Africa in Global agricultural trade and food security: recent trends
Aboushady, Aboushady / Pierre Mamboundou / Chahir ZakiExterne Publikationen (2025)
in: Sunday Odjo / Fousseini Traore / Chahir Zaki (eds.), 2025 Africa Agriculture Trade Monitor, Kigali: AKADEMIYA2063, 8-51
DOI: https://doi.org/10.54067/9798991636919
Open access
Africa’s agricultural trade was largely shaped by the colonial division of the continent in the 19th century, when the agriculture of several African regions was transformed into monocrop, export-oriented sectors that catered to the growing European demand for food, luxury products such as chocolate, and manufacturing inputs such as rubber and cotton (Bjornlund et al. 2020; Akyeampong 2017). This shift occurred at the expense of the domestic agricultural diversity and intra-African trade complementarity that had long ensured food security, and continued even after African countries gained their independence. Several African governments pursued agricultural policies similar to those of colonial times and focused on the export of a few crops to generate sufficient revenue to fund their industrialization and development plans.
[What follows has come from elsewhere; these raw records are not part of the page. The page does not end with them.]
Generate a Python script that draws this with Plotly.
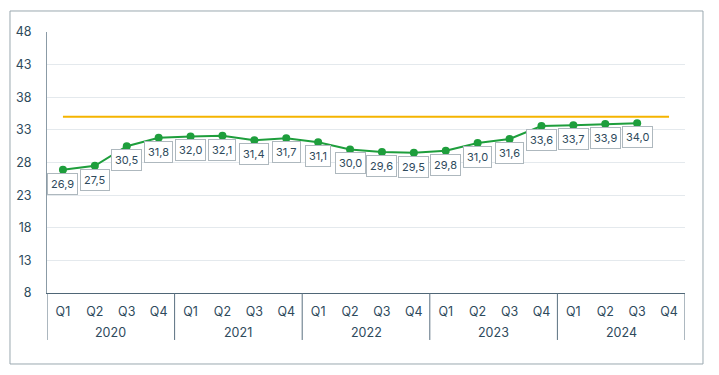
import plotly.graph_objects as go

years = ["2020", "2021", "2022", "2023", "2024"]
quarter_names = ["Q1", "Q2", "Q3", "Q4"]
categories = [f"{y} {q}" for y in years for q in quarter_names]
quarters = [q for y in years for q in quarter_names]
values = [26.9, 27.5, 30.5, 31.8, 32.0, 32.1, 31.4, 31.7, 31.1, 30.0,
          29.6, 29.5, 29.8, 31.0, 31.6, 33.6, 33.7, 33.9, 34.0]
target = [35] * 20
y_ticks = [8, 13, 18, 23, 28, 33, 38, 43, 48]

n = len(values)
FONT = "Inter, Roboto, sans-serif"
TXT = "#2e4a5c"

fig = go.Figure()
fig.add_trace(go.Scatter(
    x=categories, y=target, mode="lines",
    line=dict(color="#f5b400", width=2), hoverinfo="skip", showlegend=False))
fig.add_trace(go.Scatter(
    x=categories[:n], y=values, mode="lines+markers",
    line=dict(color="#1e9e3c", width=2), marker=dict(size=8, color="#1e9e3c"),
    showlegend=False))

for i, v in enumerate(values):
    fig.add_annotation(
        x=categories[i], y=v, text=f"{v:.1f}".replace(".", ","), showarrow=False,
        yshift=-14, bgcolor="white", bordercolor="#aeb8be", borderwidth=1,
        borderpad=3, font=dict(family=FONT, size=11, color=TXT))

# year group labels and dividers
for k, yr in enumerate(years):
    fig.add_annotation(
        x=4 * k + 1.5, xref="x", y=-0.153, yref="paper", text=yr,
        showarrow=False, yanchor="middle", font=dict(family=FONT, size=12.5, color=TXT))
for k in range(len(years) + 1):
    fig.add_shape(type="line", xref="x", yref="paper",
                  x0=4 * k - 0.5, x1=4 * k - 0.5, y0=0, y1=-0.18,
                  line=dict(color="#5a7080", width=1))

fig.add_shape(type="rect", xref="paper", yref="paper",
              x0=-0.058, x1=1.0282, y0=-0.272, y1=1.0805,
              line=dict(color="#9aa8b0", width=1))

fig.update_layout(
    width=719, height=375,
    margin=dict(l=39, r=42, t=24, b=90, autoexpand=False),
    paper_bgcolor="white", plot_bgcolor="white",
    font=dict(family=FONT, size=12, color=TXT),
    xaxis=dict(type="category", range=[-0.5, 19.5], autorange=False,
               automargin=False, tickvals=categories, ticktext=quarters,
               showgrid=False, showline=True, ticks="",
               linecolor="#4f6676", linewidth=1, ticklabelstandoff=7,
               tickfont=dict(size=12.5, color=TXT)),
    yaxis=dict(range=[8, 48], tickvals=y_ticks, showgrid=True, automargin=False,
               gridcolor="#e4e9ed", gridwidth=1, showline=True,
               linecolor="#8b9ba6", linewidth=1, zeroline=False,
               ticklabelstandoff=12, tickfont=dict(size=12.5, color=TXT)),
)

fig.write_html("out.html")
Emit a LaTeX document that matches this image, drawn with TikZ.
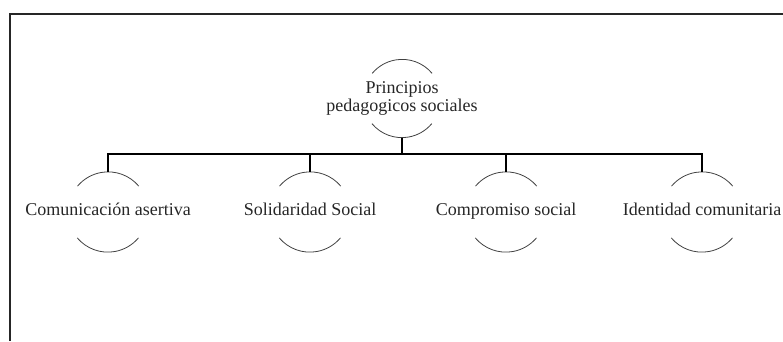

Between 1966 and 1973, for instance, nearly one-half of sub-Saharan African governments depended on the export of a single commodity to secure 50 percent of their export revenues (Bjornlund
et al. 2020). This concentration had two negative repercussions on food security: (1) increased vulnerability to fluctuations in global commodity prices; and (2) decreased local and traditional food production, which threatened the availability of food for the growing African population [...].